> **DO THIS**:
Print the material below exactly as it stands, please, from its first line to the line holding "import plotly.graph_objects as go", with no pictures.
§
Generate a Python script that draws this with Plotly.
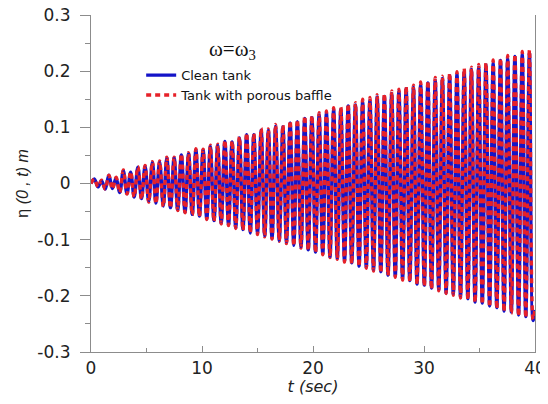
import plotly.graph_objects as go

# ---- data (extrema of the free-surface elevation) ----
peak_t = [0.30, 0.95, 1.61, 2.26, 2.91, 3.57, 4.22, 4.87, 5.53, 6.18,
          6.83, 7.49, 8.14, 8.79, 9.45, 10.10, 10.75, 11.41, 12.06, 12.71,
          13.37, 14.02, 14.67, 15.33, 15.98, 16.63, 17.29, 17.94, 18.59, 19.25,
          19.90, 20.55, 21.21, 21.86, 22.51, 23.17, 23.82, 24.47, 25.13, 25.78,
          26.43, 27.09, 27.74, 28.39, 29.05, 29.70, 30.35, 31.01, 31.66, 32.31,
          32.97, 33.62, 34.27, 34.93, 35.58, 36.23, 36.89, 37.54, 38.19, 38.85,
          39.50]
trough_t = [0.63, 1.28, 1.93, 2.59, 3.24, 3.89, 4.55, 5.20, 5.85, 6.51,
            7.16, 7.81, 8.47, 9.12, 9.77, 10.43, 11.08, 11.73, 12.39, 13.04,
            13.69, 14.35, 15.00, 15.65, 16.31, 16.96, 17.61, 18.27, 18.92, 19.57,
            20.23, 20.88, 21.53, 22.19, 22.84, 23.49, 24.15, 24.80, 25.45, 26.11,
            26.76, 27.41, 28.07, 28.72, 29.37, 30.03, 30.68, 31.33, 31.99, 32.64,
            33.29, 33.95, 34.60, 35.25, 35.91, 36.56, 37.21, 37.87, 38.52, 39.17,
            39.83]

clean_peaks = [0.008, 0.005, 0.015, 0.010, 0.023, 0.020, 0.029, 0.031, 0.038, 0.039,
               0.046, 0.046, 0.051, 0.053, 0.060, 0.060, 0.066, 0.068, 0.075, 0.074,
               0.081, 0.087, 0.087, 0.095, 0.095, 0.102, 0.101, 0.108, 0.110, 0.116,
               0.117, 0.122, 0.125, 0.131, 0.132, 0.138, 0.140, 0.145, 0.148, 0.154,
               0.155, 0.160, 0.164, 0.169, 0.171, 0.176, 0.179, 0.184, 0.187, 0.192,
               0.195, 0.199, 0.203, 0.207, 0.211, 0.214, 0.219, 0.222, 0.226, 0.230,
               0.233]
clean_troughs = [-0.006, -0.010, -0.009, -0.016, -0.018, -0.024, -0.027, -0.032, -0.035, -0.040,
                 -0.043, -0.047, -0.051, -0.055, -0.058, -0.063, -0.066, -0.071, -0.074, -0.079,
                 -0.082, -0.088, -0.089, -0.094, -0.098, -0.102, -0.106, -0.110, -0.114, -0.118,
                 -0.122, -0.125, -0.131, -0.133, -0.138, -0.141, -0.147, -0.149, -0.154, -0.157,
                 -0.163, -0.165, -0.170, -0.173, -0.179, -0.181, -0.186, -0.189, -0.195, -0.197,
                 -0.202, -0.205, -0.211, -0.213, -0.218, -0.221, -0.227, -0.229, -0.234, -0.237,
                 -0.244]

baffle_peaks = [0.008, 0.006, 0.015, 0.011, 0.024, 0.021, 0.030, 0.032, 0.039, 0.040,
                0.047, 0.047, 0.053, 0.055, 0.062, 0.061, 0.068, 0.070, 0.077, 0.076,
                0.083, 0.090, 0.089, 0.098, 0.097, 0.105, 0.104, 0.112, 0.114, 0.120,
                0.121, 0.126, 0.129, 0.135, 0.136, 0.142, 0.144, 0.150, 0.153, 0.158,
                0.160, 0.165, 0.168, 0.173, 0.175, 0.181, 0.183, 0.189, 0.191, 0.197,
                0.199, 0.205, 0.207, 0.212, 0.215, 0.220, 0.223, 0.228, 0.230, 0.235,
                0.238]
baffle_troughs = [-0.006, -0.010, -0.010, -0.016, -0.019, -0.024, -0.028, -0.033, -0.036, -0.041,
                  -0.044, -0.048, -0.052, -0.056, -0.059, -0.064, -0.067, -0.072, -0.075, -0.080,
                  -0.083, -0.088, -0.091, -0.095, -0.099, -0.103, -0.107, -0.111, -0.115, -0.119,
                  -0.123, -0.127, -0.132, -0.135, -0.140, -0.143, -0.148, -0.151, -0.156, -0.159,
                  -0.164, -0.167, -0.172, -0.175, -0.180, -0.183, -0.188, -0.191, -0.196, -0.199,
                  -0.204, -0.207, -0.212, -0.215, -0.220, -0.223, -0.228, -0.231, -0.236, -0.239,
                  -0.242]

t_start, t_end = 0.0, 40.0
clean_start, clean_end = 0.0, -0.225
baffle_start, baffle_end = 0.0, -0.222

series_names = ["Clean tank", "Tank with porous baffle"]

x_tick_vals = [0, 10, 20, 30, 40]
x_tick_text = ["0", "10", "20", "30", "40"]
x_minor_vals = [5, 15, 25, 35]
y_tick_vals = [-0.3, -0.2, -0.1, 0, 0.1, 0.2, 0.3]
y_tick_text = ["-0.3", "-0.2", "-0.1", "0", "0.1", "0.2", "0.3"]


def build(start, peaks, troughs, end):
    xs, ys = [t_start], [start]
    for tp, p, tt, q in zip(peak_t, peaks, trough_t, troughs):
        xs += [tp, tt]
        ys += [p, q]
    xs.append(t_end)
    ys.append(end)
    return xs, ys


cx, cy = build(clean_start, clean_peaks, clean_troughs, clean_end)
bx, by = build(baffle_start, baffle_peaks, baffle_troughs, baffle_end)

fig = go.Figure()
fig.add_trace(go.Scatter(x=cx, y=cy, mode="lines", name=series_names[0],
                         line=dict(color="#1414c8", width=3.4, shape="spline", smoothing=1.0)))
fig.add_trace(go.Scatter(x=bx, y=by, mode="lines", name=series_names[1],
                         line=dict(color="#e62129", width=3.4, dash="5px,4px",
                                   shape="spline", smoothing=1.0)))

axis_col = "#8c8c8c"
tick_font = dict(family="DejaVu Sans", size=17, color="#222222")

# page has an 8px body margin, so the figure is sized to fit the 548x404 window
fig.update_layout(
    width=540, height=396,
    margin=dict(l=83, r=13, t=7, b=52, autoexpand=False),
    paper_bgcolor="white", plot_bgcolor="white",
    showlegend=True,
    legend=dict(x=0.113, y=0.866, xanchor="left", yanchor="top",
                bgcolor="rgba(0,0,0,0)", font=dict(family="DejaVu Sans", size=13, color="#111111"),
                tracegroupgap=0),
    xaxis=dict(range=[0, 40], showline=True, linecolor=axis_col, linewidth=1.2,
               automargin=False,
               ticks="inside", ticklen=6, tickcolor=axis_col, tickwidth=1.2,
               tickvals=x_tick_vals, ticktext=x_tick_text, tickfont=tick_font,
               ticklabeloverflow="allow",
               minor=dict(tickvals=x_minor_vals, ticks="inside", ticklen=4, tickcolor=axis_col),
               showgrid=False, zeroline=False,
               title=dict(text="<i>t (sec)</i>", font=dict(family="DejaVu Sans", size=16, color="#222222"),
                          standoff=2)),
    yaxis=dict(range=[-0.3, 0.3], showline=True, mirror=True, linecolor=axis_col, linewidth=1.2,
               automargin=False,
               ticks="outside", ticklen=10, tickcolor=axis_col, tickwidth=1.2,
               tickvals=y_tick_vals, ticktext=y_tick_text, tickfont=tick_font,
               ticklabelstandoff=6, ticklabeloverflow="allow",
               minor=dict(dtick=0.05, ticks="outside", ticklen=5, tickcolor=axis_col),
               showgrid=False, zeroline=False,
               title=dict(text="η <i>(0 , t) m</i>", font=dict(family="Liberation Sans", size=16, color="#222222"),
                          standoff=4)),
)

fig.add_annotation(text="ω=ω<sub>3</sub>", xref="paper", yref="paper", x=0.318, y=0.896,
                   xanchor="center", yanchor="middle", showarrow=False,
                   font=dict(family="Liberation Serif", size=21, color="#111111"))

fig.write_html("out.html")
§
> **REPLY TO THE EXERCISE**:
Generate a Python script that draws this with Plotly.
import plotly.graph_objects as go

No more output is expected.